[begin Collected data]

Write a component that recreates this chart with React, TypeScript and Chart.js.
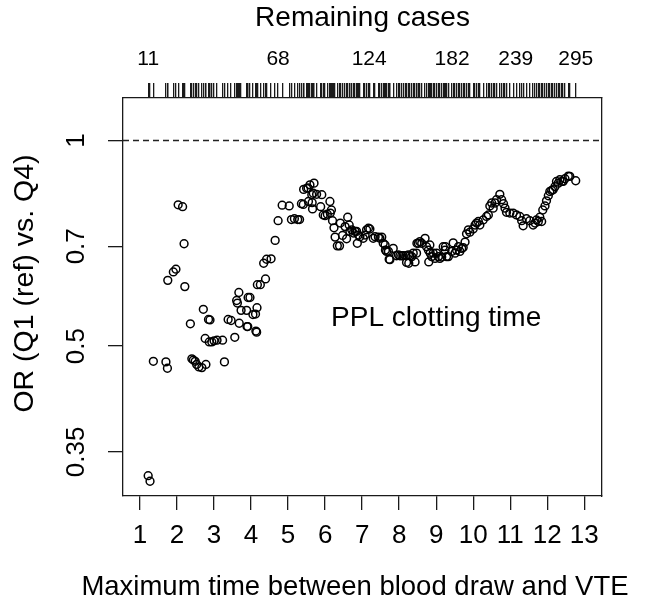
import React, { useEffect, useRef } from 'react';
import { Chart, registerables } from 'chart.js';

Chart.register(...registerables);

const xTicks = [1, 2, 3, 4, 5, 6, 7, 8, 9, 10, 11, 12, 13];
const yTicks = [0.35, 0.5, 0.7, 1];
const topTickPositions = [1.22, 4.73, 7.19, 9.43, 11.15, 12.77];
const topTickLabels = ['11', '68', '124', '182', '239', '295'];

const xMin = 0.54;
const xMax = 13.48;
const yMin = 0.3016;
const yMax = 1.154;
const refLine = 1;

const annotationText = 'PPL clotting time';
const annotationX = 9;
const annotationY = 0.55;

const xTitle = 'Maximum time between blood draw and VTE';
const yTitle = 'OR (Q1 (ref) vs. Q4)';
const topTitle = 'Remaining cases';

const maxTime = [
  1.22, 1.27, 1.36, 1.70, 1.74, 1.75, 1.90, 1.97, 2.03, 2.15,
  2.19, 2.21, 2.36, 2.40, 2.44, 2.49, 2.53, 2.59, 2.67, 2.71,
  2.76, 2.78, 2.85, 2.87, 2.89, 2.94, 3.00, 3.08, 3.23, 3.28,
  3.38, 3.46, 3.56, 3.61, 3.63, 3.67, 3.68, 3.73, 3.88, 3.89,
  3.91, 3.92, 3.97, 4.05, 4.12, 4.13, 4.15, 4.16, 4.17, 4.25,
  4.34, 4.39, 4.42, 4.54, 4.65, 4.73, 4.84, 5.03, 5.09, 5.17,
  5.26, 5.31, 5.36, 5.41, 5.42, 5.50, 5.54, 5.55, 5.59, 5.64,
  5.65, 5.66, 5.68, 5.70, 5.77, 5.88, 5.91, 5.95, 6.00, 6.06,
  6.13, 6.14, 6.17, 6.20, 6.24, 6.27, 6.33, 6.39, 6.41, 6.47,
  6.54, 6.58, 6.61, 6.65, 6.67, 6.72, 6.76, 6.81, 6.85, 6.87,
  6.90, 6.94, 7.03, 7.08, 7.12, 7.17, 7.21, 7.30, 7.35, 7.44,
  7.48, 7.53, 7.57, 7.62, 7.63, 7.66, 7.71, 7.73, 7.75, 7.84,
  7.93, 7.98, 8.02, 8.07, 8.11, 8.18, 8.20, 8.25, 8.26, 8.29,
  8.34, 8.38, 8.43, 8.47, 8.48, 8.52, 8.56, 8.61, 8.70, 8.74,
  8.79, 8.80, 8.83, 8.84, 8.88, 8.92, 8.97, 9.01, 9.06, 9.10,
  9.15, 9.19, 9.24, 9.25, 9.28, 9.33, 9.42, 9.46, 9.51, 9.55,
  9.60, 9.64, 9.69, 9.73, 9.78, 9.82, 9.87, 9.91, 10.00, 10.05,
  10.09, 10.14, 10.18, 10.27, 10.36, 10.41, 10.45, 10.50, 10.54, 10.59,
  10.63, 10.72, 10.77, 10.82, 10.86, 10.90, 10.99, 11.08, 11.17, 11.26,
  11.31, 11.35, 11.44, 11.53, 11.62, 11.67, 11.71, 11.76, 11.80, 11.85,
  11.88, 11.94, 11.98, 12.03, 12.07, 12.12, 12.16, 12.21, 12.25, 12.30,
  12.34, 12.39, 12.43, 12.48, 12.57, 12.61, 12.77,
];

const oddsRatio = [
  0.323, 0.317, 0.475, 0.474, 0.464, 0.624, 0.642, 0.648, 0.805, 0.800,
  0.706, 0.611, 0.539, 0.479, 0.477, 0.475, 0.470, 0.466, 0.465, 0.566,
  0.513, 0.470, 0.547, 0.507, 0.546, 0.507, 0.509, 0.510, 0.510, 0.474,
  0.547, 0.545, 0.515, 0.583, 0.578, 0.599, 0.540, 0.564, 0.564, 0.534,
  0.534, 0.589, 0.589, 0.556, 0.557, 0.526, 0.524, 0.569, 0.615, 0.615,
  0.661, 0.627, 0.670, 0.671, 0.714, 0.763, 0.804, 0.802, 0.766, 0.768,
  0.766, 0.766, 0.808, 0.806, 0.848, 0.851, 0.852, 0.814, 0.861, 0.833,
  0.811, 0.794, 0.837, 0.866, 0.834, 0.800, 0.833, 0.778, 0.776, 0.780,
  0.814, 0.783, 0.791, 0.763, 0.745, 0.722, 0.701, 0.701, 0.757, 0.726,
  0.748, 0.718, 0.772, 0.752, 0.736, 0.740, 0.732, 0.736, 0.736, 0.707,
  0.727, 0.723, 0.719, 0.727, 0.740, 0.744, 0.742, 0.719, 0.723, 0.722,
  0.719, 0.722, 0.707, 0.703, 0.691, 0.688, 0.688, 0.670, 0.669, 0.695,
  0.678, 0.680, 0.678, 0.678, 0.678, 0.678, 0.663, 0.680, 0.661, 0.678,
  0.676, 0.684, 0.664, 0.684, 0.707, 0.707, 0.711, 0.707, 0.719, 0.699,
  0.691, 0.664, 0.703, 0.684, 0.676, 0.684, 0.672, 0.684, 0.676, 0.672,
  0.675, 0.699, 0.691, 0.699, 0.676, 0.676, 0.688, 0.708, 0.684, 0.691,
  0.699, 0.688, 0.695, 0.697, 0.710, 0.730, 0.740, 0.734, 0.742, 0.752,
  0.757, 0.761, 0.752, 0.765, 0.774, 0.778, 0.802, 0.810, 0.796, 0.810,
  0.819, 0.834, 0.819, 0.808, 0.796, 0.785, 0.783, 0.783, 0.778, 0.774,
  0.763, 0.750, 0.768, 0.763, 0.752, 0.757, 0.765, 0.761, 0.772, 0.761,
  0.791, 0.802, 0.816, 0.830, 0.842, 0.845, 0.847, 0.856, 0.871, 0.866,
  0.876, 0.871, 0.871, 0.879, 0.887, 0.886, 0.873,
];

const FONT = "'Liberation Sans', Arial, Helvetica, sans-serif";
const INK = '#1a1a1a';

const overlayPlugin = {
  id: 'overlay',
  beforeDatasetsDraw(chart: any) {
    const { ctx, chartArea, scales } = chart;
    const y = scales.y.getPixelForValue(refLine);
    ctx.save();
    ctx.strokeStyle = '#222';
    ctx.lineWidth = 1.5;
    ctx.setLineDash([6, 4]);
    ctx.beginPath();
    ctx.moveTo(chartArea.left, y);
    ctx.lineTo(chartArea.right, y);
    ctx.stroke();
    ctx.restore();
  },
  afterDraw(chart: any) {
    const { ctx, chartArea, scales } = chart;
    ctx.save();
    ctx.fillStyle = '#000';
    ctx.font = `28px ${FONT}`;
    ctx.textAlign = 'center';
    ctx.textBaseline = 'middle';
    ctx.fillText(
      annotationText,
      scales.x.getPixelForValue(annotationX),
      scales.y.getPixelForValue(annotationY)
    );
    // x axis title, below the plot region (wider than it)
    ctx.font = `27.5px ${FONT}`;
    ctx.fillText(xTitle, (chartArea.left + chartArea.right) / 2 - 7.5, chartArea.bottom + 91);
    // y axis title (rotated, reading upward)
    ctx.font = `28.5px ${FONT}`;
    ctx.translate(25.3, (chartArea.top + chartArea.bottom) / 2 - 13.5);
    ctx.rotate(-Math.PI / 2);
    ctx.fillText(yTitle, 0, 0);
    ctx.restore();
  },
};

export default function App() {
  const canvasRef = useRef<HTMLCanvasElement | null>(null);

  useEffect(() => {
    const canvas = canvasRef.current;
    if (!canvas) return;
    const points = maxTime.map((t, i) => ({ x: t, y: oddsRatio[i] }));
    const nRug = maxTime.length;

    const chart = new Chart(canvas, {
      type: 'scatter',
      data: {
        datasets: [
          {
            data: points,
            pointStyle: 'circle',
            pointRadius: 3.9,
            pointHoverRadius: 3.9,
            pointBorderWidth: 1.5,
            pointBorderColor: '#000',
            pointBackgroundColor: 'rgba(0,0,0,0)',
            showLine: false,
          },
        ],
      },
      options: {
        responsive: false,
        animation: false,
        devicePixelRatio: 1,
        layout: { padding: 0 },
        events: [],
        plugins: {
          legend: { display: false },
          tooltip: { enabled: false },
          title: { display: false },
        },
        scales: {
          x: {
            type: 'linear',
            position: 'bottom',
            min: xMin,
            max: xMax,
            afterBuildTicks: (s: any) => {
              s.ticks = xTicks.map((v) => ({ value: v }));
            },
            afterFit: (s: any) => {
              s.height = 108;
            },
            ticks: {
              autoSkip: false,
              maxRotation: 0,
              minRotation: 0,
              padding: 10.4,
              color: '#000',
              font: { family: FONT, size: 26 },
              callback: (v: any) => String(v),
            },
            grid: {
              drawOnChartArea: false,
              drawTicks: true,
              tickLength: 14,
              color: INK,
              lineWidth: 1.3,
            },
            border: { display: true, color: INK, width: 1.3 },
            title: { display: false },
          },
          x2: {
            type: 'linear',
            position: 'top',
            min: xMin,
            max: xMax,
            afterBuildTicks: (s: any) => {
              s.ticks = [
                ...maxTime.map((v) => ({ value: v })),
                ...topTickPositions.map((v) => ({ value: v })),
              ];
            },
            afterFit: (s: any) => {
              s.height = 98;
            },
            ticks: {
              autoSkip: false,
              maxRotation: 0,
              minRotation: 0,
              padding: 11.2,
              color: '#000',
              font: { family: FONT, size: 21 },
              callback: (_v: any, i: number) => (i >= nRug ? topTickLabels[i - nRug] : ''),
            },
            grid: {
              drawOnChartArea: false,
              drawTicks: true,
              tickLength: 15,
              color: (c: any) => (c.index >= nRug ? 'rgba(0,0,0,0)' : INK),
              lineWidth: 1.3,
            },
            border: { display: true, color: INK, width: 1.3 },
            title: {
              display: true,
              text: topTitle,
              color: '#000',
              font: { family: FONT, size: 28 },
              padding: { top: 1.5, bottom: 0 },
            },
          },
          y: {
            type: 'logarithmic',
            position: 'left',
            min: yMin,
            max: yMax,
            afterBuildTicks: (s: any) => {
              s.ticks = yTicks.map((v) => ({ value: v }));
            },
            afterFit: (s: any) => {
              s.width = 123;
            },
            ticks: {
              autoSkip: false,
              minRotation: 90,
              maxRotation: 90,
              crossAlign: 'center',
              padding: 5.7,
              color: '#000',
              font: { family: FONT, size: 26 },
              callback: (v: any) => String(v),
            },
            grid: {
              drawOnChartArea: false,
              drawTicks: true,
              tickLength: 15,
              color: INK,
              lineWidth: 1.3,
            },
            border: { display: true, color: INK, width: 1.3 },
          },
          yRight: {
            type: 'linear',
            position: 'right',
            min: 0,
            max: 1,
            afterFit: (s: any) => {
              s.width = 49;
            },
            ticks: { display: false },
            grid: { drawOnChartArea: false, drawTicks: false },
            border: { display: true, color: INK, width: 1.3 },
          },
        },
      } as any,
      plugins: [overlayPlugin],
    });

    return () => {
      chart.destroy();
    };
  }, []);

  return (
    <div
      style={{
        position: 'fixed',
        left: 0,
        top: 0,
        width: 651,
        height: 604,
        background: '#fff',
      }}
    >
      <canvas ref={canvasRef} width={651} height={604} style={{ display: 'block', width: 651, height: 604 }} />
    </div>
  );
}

[end Collected data]

» What is being asked: Begin at the first line of the material and copy each line exactly through the one containing "Chart.register(...registerables);". Omit pictures.

» Answer to the exercise:
Write a component that recreates this chart with React, TypeScript and Chart.js.
import React, { useEffect, useRef } from 'react';
import { Chart, registerables } from 'chart.js';

Chart.register(...registerables);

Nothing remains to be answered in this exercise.